Moon and Antares
A star can have more aliases than a criminal mastermind.
As an example, consider Antares, the brightest star of Scorpius. It rises after midnight tonight, just a whisker away from the Moon. The two remain close together as they scoot low across the south later on.
The name Antares comes from ancient Greece, and it means "rival of Mars." The name indicates that the star looks a lot like the planet Mars -- particularly its reddish-orange color. The name has been around for millennia.
That's not the case for its aliases, though.
The most common is "Alpha Scorpii." It comes from an atlas compiled around 1600 by Johannes Bayer. He used the Greek alphabet to name the stars based on their brightness and their position within each constellation. So "alpha" generally designates a constellation's brightest star.

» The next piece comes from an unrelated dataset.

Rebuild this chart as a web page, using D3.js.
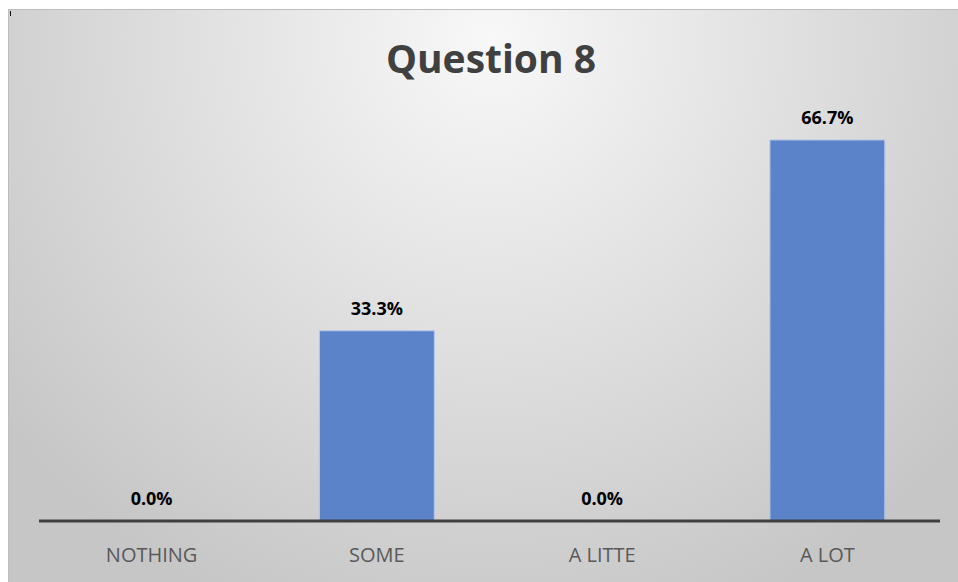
<!DOCTYPE html>
<html>
<head>
<meta charset="utf-8">
<script src="https://cdn.jsdelivr.net/npm/d3@7"></script>
<style>
  html, body { margin: 0; padding: 0; background: #ffffff; }
  svg { display: block; }
</style>
</head>
<body>
<svg id="chart" width="958" height="582"></svg>
<script>
// Survey answers for question 8
const categories = ["NOTHING", "SOME", "A LITTE", "A LOT"];
const shares = [0.0, 0.333, 0.0, 0.667];
const valueLabels = ["0.0%", "33.3%", "0.0%", "66.7%"];
const chartTitle = "Question 8";

const W = 958, H = 582;
const svg = d3.select("#chart");
const font = "'Open Sans', Lato, sans-serif";

// Radial backdrop of the chart area
const defs = svg.append("defs");
const grad = defs.append("radialGradient")
  .attr("id", "bg")
  .attr("gradientUnits", "userSpaceOnUse")
  .attr("cx", 490).attr("cy", 40).attr("r", 620);
grad.append("stop").attr("offset", "0%").attr("stop-color", "#f8f8f8");
grad.append("stop").attr("offset", "100%").attr("stop-color", "#c6c6c6");

svg.append("rect")
  .attr("x", 8).attr("y", 9)
  .attr("width", W - 8).attr("height", H - 9)
  .attr("fill", "url(#bg)");
svg.append("line")
  .attr("x1", 8).attr("x2", W).attr("y1", 9.5).attr("y2", 9.5)
  .attr("stroke", "#bdbdbd");
svg.append("line")
  .attr("x1", 8.5).attr("x2", 8.5).attr("y1", 9).attr("y2", H)
  .attr("stroke", "#bdbdbd");
svg.append("line")
  .attr("x1", 10.5).attr("x2", 10.5).attr("y1", 11).attr("y2", 16)
  .attr("stroke", "#111");

const plot = { left: 39, right: 940, top: 64, bottom: 521 };

const x = d3.scaleBand()
  .domain(categories)
  .range([plot.left, plot.right])
  .paddingInner(0.49)
  .paddingOuter(0.245);

const y = d3.scaleLinear()
  .domain([0, 0.8])
  .range([plot.bottom, plot.top]);

const data = categories.map((c, i) => ({ cat: c, v: shares[i], label: valueLabels[i] }));

// Bars
svg.append("g").selectAll("rect")
  .data(data)
  .join("rect")
  .attr("x", d => x(d.cat))
  .attr("y", d => y(d.v))
  .attr("width", x.bandwidth())
  .attr("height", d => y(0) - y(d.v))
  .attr("fill", "#5b83c9")
  .attr("stroke", "#b4c7e9")
  .attr("stroke-width", 1);

// Category axis
const xAxis = svg.append("g")
  .attr("transform", `translate(0,${plot.bottom})`)
  .call(d3.axisBottom(x).tickSize(0).tickPadding(0));
xAxis.select(".domain")
  .attr("d", `M${plot.left},0H${plot.right}`)
  .attr("stroke", "#404040")
  .attr("stroke-width", 3);
xAxis.selectAll(".tick text")
  .attr("y", 41)
  .attr("dy", 0)
  .attr("fill", "#595959")
  .style("font-family", font)
  .style("font-size", "20px");

// Value labels
svg.append("g").selectAll("text")
  .data(data)
  .join("text")
  .attr("x", d => x(d.cat) + x.bandwidth() / 2)
  .attr("y", d => y(d.v) - 16)
  .attr("text-anchor", "middle")
  .attr("fill", "#000")
  .style("font-family", font)
  .style("font-weight", "bold")
  .style("font-size", "18px")
  .text(d => d.label);

// Title
svg.append("text")
  .attr("x", 491)
  .attr("y", 73)
  .attr("text-anchor", "middle")
  .attr("fill", "#404040")
  .style("font-family", font)
  .style("font-weight", "bold")
  .style("font-size", "39px")
  .text(chartTitle);
</script>
</body>
</html>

Most of the other names -- about 35 of them -- come from star catalogs that have been compiled over the last century or so.
Perhaps the best known is the Henry Draper catalog. It's named in honor of an amateur astronomer, and was started in the early 20th century. Today, it includes about 350,000 stars, based on their spectra -- how their light looks when it's split into its individual wavelengths. Antares is designated HD 148478.
In another catalog, Antares in HR 6134, and in yet another, it's SAO 184415. These numbers help astronomers organize the heavens -- though it can be tough to keep up with all the aliases.